FY 2014 Net Profit Increased to $560 Million
Singapore, February 12, 2015: Sembcorp Marine achieved a 1% year-on-year increase in net profit from $556 million to $560 million for the year ended December 31 2014, despite challenging market conditions.
Group turnover for the year FY2014 grew 6% year-on-year to $5.8 billion, which compares with $5.5 billion for the corresponding period in 2013. The higher revenue came mainly from increased contribution from the Group’s rig building activities and from offshore platform projects.
In FY2014, Group EBITDA (earnings before interest, tax and depreciation) increased by 10% year-on-year to $822 million, while operating profit grew 10% to $707 million, from $644 million in the previous corresponding period.
At the pre-tax level, Group profit of $707 million was 7% higher than the $661 million achieved in the previous year. Associate and joint venture income declined 12% year on year to $9.9 million.
Turnover for the Rig building sector increased 6% year on year from $3.6 billion to $3.8 billion. The Group delivered eight jack-up rigs for the 12 months ended December, with another ten rigs in the work in progress or planning stage.
The Fixed platform segment registered a 6% increase in revenue from $868 million to $925 million for the year, with three major project deliveries in FY2014. Offshore and conversion revenue increased 28% from $336 million in FY2013 to $428 million in FY2014, with three project deliveries during the period.
Ship repair revenue was 9% lower at $622 million in FY2014 compared with $681 million in the corresponding period in 2013 as average revenue per vessel remained low although the number of ships repaired has increased.
4Q 2014 VERSUS 4Q 2013
On a quarterly basis, Group turnover for 4Q 2014 at $1.4 billion was 15% lower when compared with $1.7 billion for the same period in 2013.
Group gross profit of $275 million was 20% higher on year-on-year basis while operating profit was 24% higher at $232 million, mainly due to higher rig building and fixed platform segment earnings.
Group pre-tax profit was 16% higher at $218 million, again on higher rig building and fixed platform segments contribution, despite significantly lower associate and joint venture contributions.
Net profit in 4Q 2014 declined 5% year-on-year to $174 million compared with $182 million in 4Q 2013 which saw a write-back of tax mainly attributable to recognition of tax incentives.
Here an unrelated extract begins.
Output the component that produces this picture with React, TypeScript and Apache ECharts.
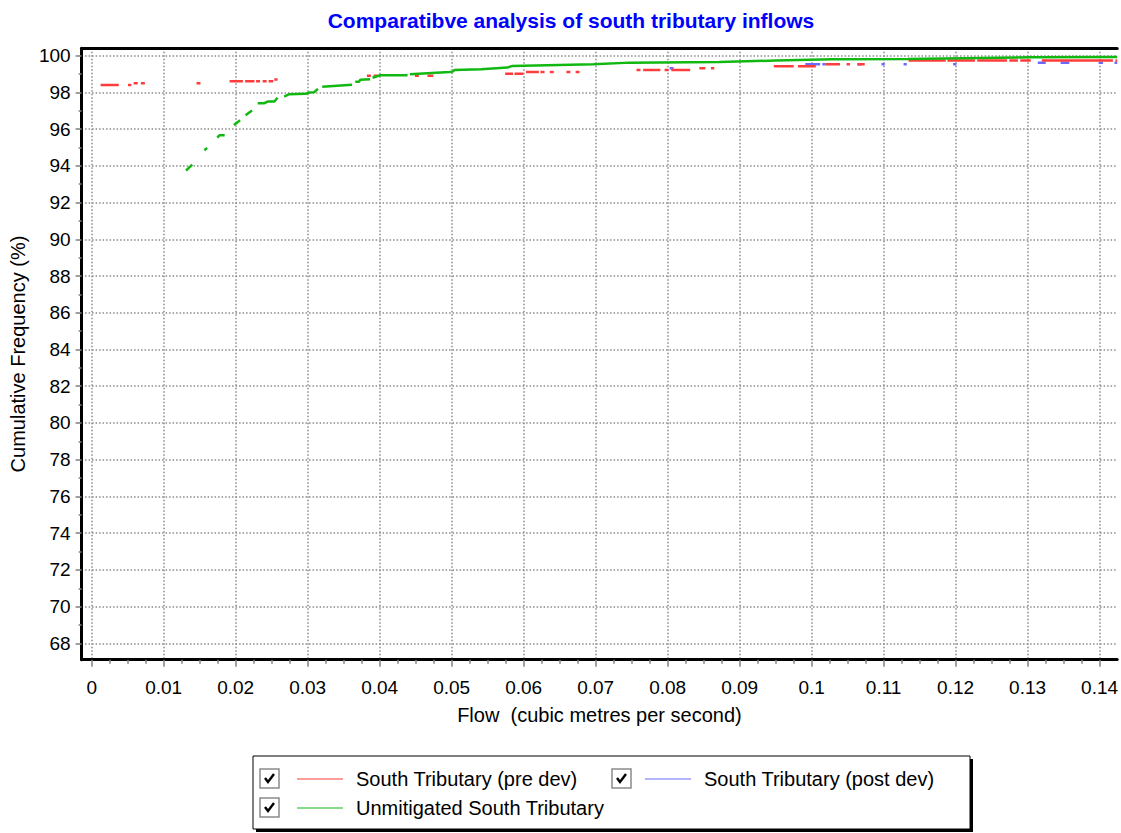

The Board of Directors are pleased to recommend the payment of a final ordinary one-tier tax-exempt dividend of 8.00 cents per share. Together with the 5.00 cents paid during the interim results, total dividend paid is 13.00 cents, unchanged from FY2013. The final dividend, if approved at the AGM to be held on 17 April 2015, will be paid on 14 May 2015.
With the steep decline in oil prices in the second half of 2014, major oil and gas companies have announced reduced capital expenditure and deferred some of their planned projects. The Group continues to face tough competition in upcoming tenders for new projects in the offshore exploration and production sectors.
For the ship repair sector, there is continued demand for repair, upgrading and life extension work, in particular in the niche segments of LNG carriers, passenger/cruise vessels and offshore vessels. Demand for the Group’s big docks remains strong as alliance and long-term customers continue to provide a stable and steady base-load which would help cushion the impact of weaker demand in the offshore rig-building segment.
We remain well positioned to benefit from the upturn with our expanded product capabilities, state-of-the-art facilities and sound track record. Our performance in 2015 will be supported by our order book.